For a second I’m struck by the horror of Daddy walking in on me and Christopher, both naked and tangled beneath the sheets. That’s only superseded by the horror of him knowing that I fell overboard last night. Thank God someone woke up early—and that someone appears at the table, looking annoyingly well rested compared to the bags that must be under my eyes.

“Are you a vampire?” I demand as he pours himself a cup of coffee.

“Don’t mind her,” Daddy warns in a tone that says teenage girls are stupid. I’m hardly the person to disprove that, but it has way more to do with changing prep schools every single year than the fact that I have a vagina. It’s easier to let everyone think I don’t care.

“I have been known to order my steak rare,” Christopher offers.

I nod in satisfaction. “You have that whole old-soul thing going on. No wonder you’re getting straight A’s. You probably wrote the textbook when you were a professor. And now you have to get a new degree as someone else or people will get suspicious.”

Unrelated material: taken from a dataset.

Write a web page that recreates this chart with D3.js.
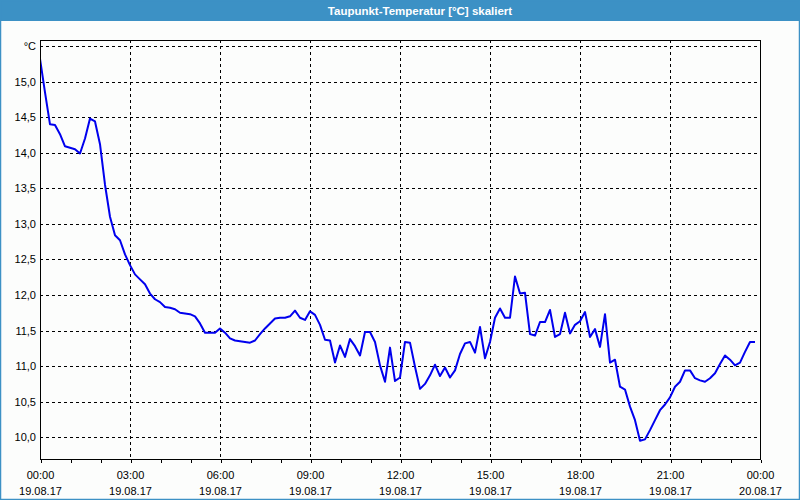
<!DOCTYPE html>
<html>
<head>
<meta charset="utf-8">
<script src="https://cdn.jsdelivr.net/npm/d3@7"></script>
<style>
  html, body { margin: 0; padding: 0; background: #fcfdfc; }
  svg { display: block; }
  text { font-family: "Liberation Sans", Arial, sans-serif; }
</style>
</head>
<body>
<svg id="chart" width="800" height="500"></svg>
<script>
// ---------- DATA ----------
const chartTitle = "Taupunkt-Temperatur [°C] skaliert";
const unitLabel = "°C";
const startTime = "2017-08-19T00:00:00";
const endTime = "2017-08-20T00:00:00";
const sampleMinutes = 10;
// Dew point values, one every 10 minutes from 00:00
const dewPoint = [
  15.32, 14.85, 14.40, 14.39, 14.26, 14.09, 14.07, 14.05, 13.99, 14.20,
  14.48, 14.44, 14.12, 13.55, 13.10, 12.84, 12.77, 12.57, 12.42, 12.29,
  12.22, 12.15, 12.02, 11.94, 11.90, 11.83, 11.82, 11.80, 11.75, 11.74,
  11.73, 11.70, 11.60, 11.47, 11.47, 11.47, 11.53, 11.47, 11.39, 11.36,
  11.35, 11.34, 11.33, 11.36, 11.45, 11.53, 11.60, 11.67, 11.68, 11.68,
  11.70, 11.78, 11.68, 11.65, 11.77, 11.72, 11.58, 11.37, 11.36, 11.05,
  11.29, 11.13, 11.38, 11.28, 11.15, 11.48, 11.48, 11.34, 11.01, 10.78,
  11.26, 10.79, 10.84, 11.34, 11.33, 10.99, 10.68, 10.75, 10.87, 11.02,
  10.86, 10.98, 10.84, 10.94, 11.17, 11.32, 11.34, 11.19, 11.55, 11.11,
  11.34, 11.68, 11.81, 11.68, 11.68, 12.26, 12.02, 12.03, 11.45, 11.43,
  11.62, 11.62, 11.79, 11.41, 11.45, 11.75, 11.46, 11.58, 11.63, 11.76,
  11.41, 11.52, 11.27, 11.73, 11.05, 11.09, 10.71, 10.67, 10.43, 10.24,
  9.95, 9.97, 10.10, 10.24, 10.38, 10.46, 10.56, 10.71, 10.78, 10.94,
  10.94, 10.83, 10.80, 10.78, 10.83, 10.90, 11.03, 11.15, 11.09, 11.01,
  11.05, 11.20, 11.34, 11.34
];
const yTicks = [10.0, 10.5, 11.0, 11.5, 12.0, 12.5, 13.0, 13.5, 14.0, 14.5, 15.0, 15.5];
const yTickLabels = ["10,0", "10,5", "11,0", "11,5", "12,0", "12,5", "13,0", "13,5", "14,0", "14,5", "15,0", "°C"];
const xTickTimes = ["00:00", "03:00", "06:00", "09:00", "12:00", "15:00", "18:00", "21:00", "00:00"];
const xTickDates = ["19.08.17", "19.08.17", "19.08.17", "19.08.17", "19.08.17", "19.08.17", "19.08.17", "19.08.17", "20.08.17"];
const yDomain = [9.68, 15.585];

// ---------- LAYOUT ----------
const W = 800, H = 500;
const plot = { left: 40, right: 760, top: 40, bottom: 460 };
const frameColor = "#3c91c5";

const svg = d3.select("#chart");
const t0 = new Date(startTime), t1 = new Date(endTime);
const data = dewPoint.map((v, i) => ({ t: new Date(t0.getTime() + i * sampleMinutes * 60000), v }));

const x = d3.scaleTime().domain([t0, t1]).range([plot.left, plot.right]);
const y = d3.scaleLinear().domain(yDomain).range([plot.bottom, plot.top]);

// background
svg.append("rect").attr("x", 0).attr("y", 0).attr("width", W).attr("height", H).attr("fill", "#fcfdfc");
// title bar
svg.append("rect").attr("x", 0).attr("y", 0).attr("width", W).attr("height", 21).attr("fill", frameColor);
svg.append("text").attr("x", 420).attr("y", 14.5).attr("text-anchor", "middle")
  .attr("fill", "#ffffff").attr("font-weight", "bold").attr("font-size", "11.5px").text(chartTitle);
// window frame
svg.append("rect").attr("x", 0.5).attr("y", 0.5).attr("width", W - 1).attr("height", H - 1)
  .attr("fill", "none").attr("stroke", frameColor).attr("stroke-width", 1.5);

// grid
const grid = svg.append("g").attr("shape-rendering", "crispEdges");
const majorTicks = d3.range(0, 9).map(k => new Date(t0.getTime() + k * 3 * 3600000));
grid.selectAll(".hgrid").data(yTicks).join("line")
  .attr("x1", plot.left).attr("x2", plot.right)
  .attr("y1", d => Math.round(y(d)) + 0.5).attr("y2", d => Math.round(y(d)) + 0.5)
  .attr("stroke", "#000").attr("stroke-width", 1).attr("stroke-dasharray", "3,3");
grid.selectAll(".vgrid").data(majorTicks.slice(1, -1)).join("line")
  .attr("x1", d => Math.round(x(d)) + 0.5).attr("x2", d => Math.round(x(d)) + 0.5)
  .attr("y1", plot.top).attr("y2", plot.bottom)
  .attr("stroke", "#000").attr("stroke-width", 1).attr("stroke-dasharray", "3,3");

// data line
svg.append("clipPath").attr("id", "clip").append("rect")
  .attr("x", plot.left).attr("y", plot.top).attr("width", plot.right - plot.left).attr("height", plot.bottom - plot.top);
const line = d3.line().x(d => x(d.t)).y(d => y(d.v));
svg.append("path").datum(data).attr("d", line).attr("clip-path", "url(#clip)")
  .attr("fill", "none").attr("stroke", "#0000ee").attr("stroke-width", 2).attr("stroke-linejoin", "round");

// plot border
svg.append("rect").attr("x", plot.left + 0.5).attr("y", plot.top + 0.5)
  .attr("width", plot.right - plot.left).attr("height", plot.bottom - plot.top - 1)
  .attr("fill", "none").attr("stroke", "#000").attr("stroke-width", 1).attr("shape-rendering", "crispEdges");

// x axis (hourly ticks, labels every 3h)
const xAxis = d3.axisBottom(x).ticks(d3.timeHour.every(1)).tickSize(3).tickFormat("");
const gx = svg.append("g").attr("transform", `translate(0.5,${plot.bottom - 0.5})`).call(xAxis);
gx.select(".domain").remove();
gx.selectAll(".tick line").attr("stroke", "#000").attr("shape-rendering", "crispEdges");
const xl = svg.append("g").attr("font-size", "11px").attr("fill", "#000").attr("text-anchor", "middle");
xl.selectAll(".tt").data(majorTicks).join("text")
  .attr("x", d => x(d) + 0.5).attr("y", 479).text((d, i) => xTickTimes[i]);
xl.selectAll(".td").data(majorTicks).join("text")
  .attr("x", d => x(d) + 0.5).attr("y", 495).text((d, i) => xTickDates[i]);

// y axis labels
const yAxis = d3.axisLeft(y).tickValues(yTicks).tickSize(0).tickPadding(4)
  .tickFormat((d, i) => yTickLabels[i]);
const gy = svg.append("g").attr("transform", `translate(${plot.left},0)`).call(yAxis);
gy.select(".domain").remove();
gy.selectAll(".tick text").attr("font-size", "11px").attr("fill", "#000")
  .attr("font-family", "'Liberation Sans', Arial, sans-serif");
</script>
</body>
</html>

“The typo on page seventy-eight haunts me to this day,” he says in a grave voice.

Daddy stares at me like I’m speaking a different language. “I don’t suppose it factors into this conversation that vampires aren’t real?”

“Not with that attitude, they aren’t.”

A slow smile spreads on Christopher’s face, and my breath stutters. It’s the kind of smile so rare and precious it could be sold at Sotheby’s. Quality, the auctioneer would say, standing in front of the well-dressed crowd, in its raw, natural state. The world is going to want that smile. It’s going to polish him into a sharp geometric shape, hard and gleaming. And it will be worth more money than God.

 

 

It’s not until that night that I find Christopher alone, head bent over a thick textbook at his desk, the lamp casting shadows on his furrowed brow. It softens me more than it should, seeing him working hard when no one’s watching. “This a bad time?” I ask, leaning against the doorframe.

He turns to face me, his expression inscrutable. “Would it stop you if I said yes?”

I pretend to consider this. “You did save my life, but I think that only means I have to save your life back. Or maybe give you my firstborn child? They skipped this part in my etiquette class, but I’m pretty sure I don’t have to respect your time either way.”

“You took an etiquette class?”

“Standard operating procedure for any debutante.”

He shakes his head as if bewildered. “I shouldn’t be surprised.”

“My curtsy is literally the best curtsy, thank you very much.”

“Not that you’re a debutante. Just—” He waves a hand at the cabin, the whole yacht. “This whole thing. It’s kind of insane, if you don’t mind me saying so.”

That draws me farther into the room. I perch on the end of his bed, which is still neatly made after turndown service. “You didn’t grow up with the silver-spoon thing?”

He snorts. “The only thing silver we had was a ten-year-old Toyota Camry.”

“Then how did your mom bag my dad?” I say the question without thinking. There are too many wives in too many years for me to treat the marriages as anything sacred. Or love, for that matter. Daddy doesn’t even bother inviting me to the ceremony, though I never really know if that says more about the women or about me.

Christopher shrugs like he doesn’t take offense. “Mom came from money, but when she married my dad, they cut her off. He was a hard worker. A regular office job. A 401K. That kind of thing. Then he got cancer, and I… I don’t really begrudge her this. It’s what she wants.”

“That’s very understanding of you.”

“It’s not exactly a hardship,” he says. “Even if I do have to dive into cold water.”

“Thank you,” I say softly, meaning it more than words can convey. It’s a situation plenty of boys would have taken advantage of. The kind of boys who bring roofies to parties and get away with things because they can. The only kind of boys I’ve known until now.